For much of my life, I thought our species would soon go extinct. I assumed we might last another hundred years if we were lucky. Now I suspect we are facing extinction in the near future. Can I speculate as to exactly when that might happen? Of course not. My sense of this is based only on probability. It might be similar to hearing about a diagnosis of late-stage pancreatic cancer. Is it definite that the person is going to die soon? No, not definite. Is it highly probable? Yes, one would be wise to face the likelihood and put ones affairs in order.

For decades, I had sensed that things were dramatically worsening, the rate of destruction increasing. As a journalist from 1982 to 1994, I specialized in social and environmental issues. I had written about global warming, the phrase we used in those days, numerous times in the 1980s, but because it seemed a far-off threat, we could intellectually discuss it without fear of it affecting our own lives in terribly significant ways. As time marched on, I began to awaken to how fast the climate was changing and how negative its impacts. It became a strange relief to read and listen to the truth of the situation from people who were studying the hard data as it affirmed my instincts and threw a light on what had been shadowy forebodings, dancing like ghosts in my awareness. It is an ongoing study that has taken me through a powerful internal process emotional and cathartic one that I felt might be helpful to share with those who have woken to this dark knowledge or are in the process of waking to it, just as I, over time, found comfort in the reflections of the small yet increasing number of comrades with whom I share this journey.

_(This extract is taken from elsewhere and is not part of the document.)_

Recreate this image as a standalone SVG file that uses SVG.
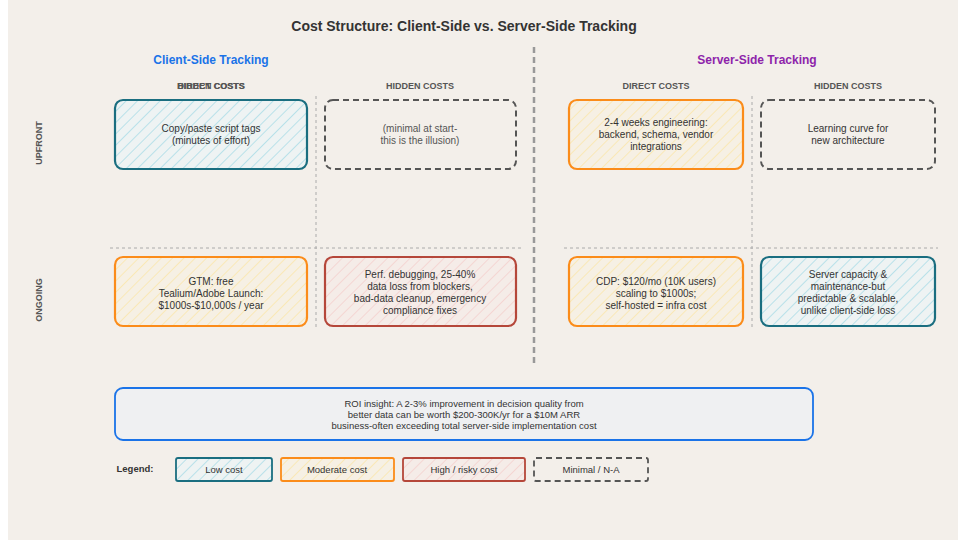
<svg xmlns="http://www.w3.org/2000/svg" width="960" height="540" viewBox="0 0 960 540">
<defs>
<pattern id="hb" patternUnits="userSpaceOnUse" width="8" height="8" patternTransform="rotate(45)"><rect width="8" height="8" fill="#eef3f3"/><line x1="0" y1="0" x2="0" y2="8" stroke="#a8dbe6" stroke-width="1.5"/></pattern>
<pattern id="ho" patternUnits="userSpaceOnUse" width="8" height="8" patternTransform="rotate(45)"><rect width="8" height="8" fill="#f6f0e4"/><line x1="0" y1="0" x2="0" y2="8" stroke="#fbe6a8" stroke-width="1.5"/></pattern>
<pattern id="hr" patternUnits="userSpaceOnUse" width="8" height="8" patternTransform="rotate(45)"><rect width="8" height="8" fill="#f5ece8"/><line x1="0" y1="0" x2="0" y2="8" stroke="#f4cfcc" stroke-width="1.5"/></pattern>
</defs>
<style>
text{font-family:"Liberation Sans",Arial,sans-serif;fill:#333;text-anchor:middle}
.t{font-size:10px}
.h{font-size:9px;font-weight:bold;fill:#555}
.low{fill:url(#hb);stroke:#1a6e80;stroke-width:2.2}
.mod{fill:url(#ho);stroke:#fb8c1a;stroke-width:2.2}
.high{fill:url(#hr);stroke:#b5473a;stroke-width:2.2}
.min{fill:none;stroke:#555;stroke-width:2;stroke-dasharray:6 4}
.grid{stroke:#aaa;stroke-width:1;stroke-dasharray:3 3}
</style>
<rect width="960" height="540" fill="#fff"/>
<rect x="8" y="0" width="950" height="540" fill="#f3efea"/>
<text x="464" y="31" style="font-size:14px;font-weight:bold">Cost Structure: Client-Side vs. Server-Side Tracking</text>
<text x="211" y="64" style="font-size:12px;font-weight:bold;fill:#1a73e8">Client-Side Tracking</text>
<text x="757" y="64" style="font-size:12px;font-weight:bold;fill:#8e24aa">Server-Side Tracking</text>
<text class="h" x="211" y="89">DIRECT COSTS</text>
<text class="h" x="211" y="89">HIDDEN COSTS</text>
<text class="h" x="420" y="89">HIDDEN COSTS</text>
<text class="h" x="656" y="89">DIRECT COSTS</text>
<text class="h" x="848" y="89">HIDDEN COSTS</text>
<text class="h" transform="translate(42,143) rotate(-90)">UPFRONT</text>
<text class="h" transform="translate(42,300) rotate(-90)">ONGOING</text>
<g id="connectors">
<line x1="534" y1="47" x2="534" y2="367" stroke="#999" stroke-width="2.5" stroke-dasharray="6 4"/>
<line class="grid" x1="316" y1="96" x2="316" y2="330"/>
<line class="grid" x1="752" y1="96" x2="752" y2="330"/>
<line class="grid" x1="110" y1="248" x2="521" y2="248"/>
<line class="grid" x1="564" y1="248" x2="938" y2="248"/>
</g>
<g id="c-up-direct"><rect class="low" x="115" y="100" width="192" height="69" rx="8"/><text class="t" x="211" y="132">Copy/paste script tags</text><text class="t" x="211" y="144">(minutes of effort)</text></g>
<g id="c-up-hidden"><rect class="min" x="325" y="100" width="191" height="69" rx="8"/><text class="t" x="420" y="132" style="fill:#555">(minimal at start-</text><text class="t" x="420" y="144" style="fill:#555">this is the illusion)</text></g>
<g id="s-up-direct"><rect class="mod" x="569" y="100" width="174" height="69" rx="8"/><text class="t" x="656" y="126">2-4 weeks engineering:</text><text class="t" x="656" y="138">backend, schema, vendor</text><text class="t" x="656" y="150">integrations</text></g>
<g id="s-up-hidden"><rect class="min" x="761" y="100" width="174" height="69" rx="8"/><text class="t" x="848" y="132">Learning curve for</text><text class="t" x="848" y="144">new architecture</text></g>
<g id="c-on-direct"><rect class="mod" x="115" y="257" width="192" height="69" rx="8"/><text class="t" x="211" y="285">GTM: free</text><text class="t" x="211" y="297">Tealium/Adobe Launch:</text><text class="t" x="211" y="309">$1000s-$10,000s / year</text></g>
<g id="c-on-hidden"><rect class="high" x="325" y="257" width="191" height="69" rx="8"/><text class="t" x="420" y="278">Perf. debugging, 25-40%</text><text class="t" x="420" y="290">data loss from blockers,</text><text class="t" x="420" y="302">bad-data cleanup, emergency</text><text class="t" x="420" y="314">compliance fixes</text></g>
<g id="s-on-direct"><rect class="mod" x="569" y="257" width="174" height="69" rx="8"/><text class="t" x="656" y="285">CDP: $120/mo (10K users)</text><text class="t" x="656" y="297">scaling to $1000s;</text><text class="t" x="656" y="309">self-hosted = infra cost</text></g>
<g id="s-on-hidden"><rect class="low" x="761" y="257" width="174" height="69" rx="8"/><text class="t" x="848" y="278">Server capacity &amp;</text><text class="t" x="848" y="290">maintenance-but</text><text class="t" x="848" y="302">predictable &amp; scalable,</text><text class="t" x="848" y="314">unlike client-side loss</text></g>
<g id="roi"><rect x="115" y="388" width="698" height="52" rx="8" fill="#eff0f2" stroke="#1a73e8" stroke-width="1.8"/><text class="t" x="464" y="407" style="font-size:9.5px">ROI insight: A 2-3% improvement in decision quality from</text><text class="t" x="464" y="418" style="font-size:9.5px">better data can be worth $200-300K/yr for a $10M ARR</text><text class="t" x="464" y="429" style="font-size:9.5px">business-often exceeding total server-side implementation cost</text></g>
<g id="legend">
<text x="135" y="472" style="font-size:9.5px;font-weight:bold">Legend:</text>
<rect class="low" x="176" y="458" width="96" height="23" rx="2" style="stroke-width:1.8"/><text class="t" x="224" y="473" style="font-size:9.5px">Low cost</text>
<rect class="mod" x="281" y="458" width="113" height="23" rx="2" style="stroke-width:1.8"/><text class="t" x="337" y="473" style="font-size:9.5px">Moderate cost</text>
<rect class="high" x="403" y="458" width="122" height="23" rx="2" style="stroke-width:1.8"/><text class="t" x="464" y="473" style="font-size:9.5px">High / risky cost</text>
<rect class="min" x="534" y="458" width="114" height="23" rx="2" style="stroke-width:1.8"/><text class="t" x="591" y="473" style="font-size:9.5px">Minimal / N-A</text>
</g>
</svg>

Because the subject is so tragic and because it can scare or anger people, this is not an essay I ever wanted to write; it is one I would have wanted to read along the way. But the words on these pages are meant only for those who are ready for them. I offer no hope or solutions for our continuation, only companionship and empathy to you, the reader, who either knows or suspects that there is no hope or solutions to be found. What we now need to find is courage. What we now need to embrace is love.

Dark Knowledge

Over the past decade, I have been studying climate chaos by reading scientific papers and listening to climate lectures accessible to a layperson. There is no good news to be found there. We have burned so much carbon into the atmosphere that the CO2 levels are higher than they have been for the past 3 million years . In the last decade, our carbon emission levels are the highest in history, and we have not yet experienced their full impact. If we were to stop emitting carbon dioxide tomorrow, we are still on track for much higher heat for decades . And we are certainly not stopping our emissions by tomorrow. This blanket of carbon in the atmosphere has triggered, and will trigger, further runaway warming systems that are not under our control.

Each day, the extra heat that is trapped near our planet is equivalent to 400,000 Hiroshima bombs. There are no known technologies that can be deployed at world scale to reverse the warming, and many climate scientists feel that the window for doing so is already closed, that we have passed the tipping point and the heat is on runaway no matter what we do.

We are now in the midst of the sixth mass extinction with about 150 plant and animal species going extinct per day. Despite the phrase the sixth extinction making its way into mainstream awareness via the publication of Elizabeth Kolberts Pulitzer Prize-winning book of that title, most people still dont realize that we humans are also on the list.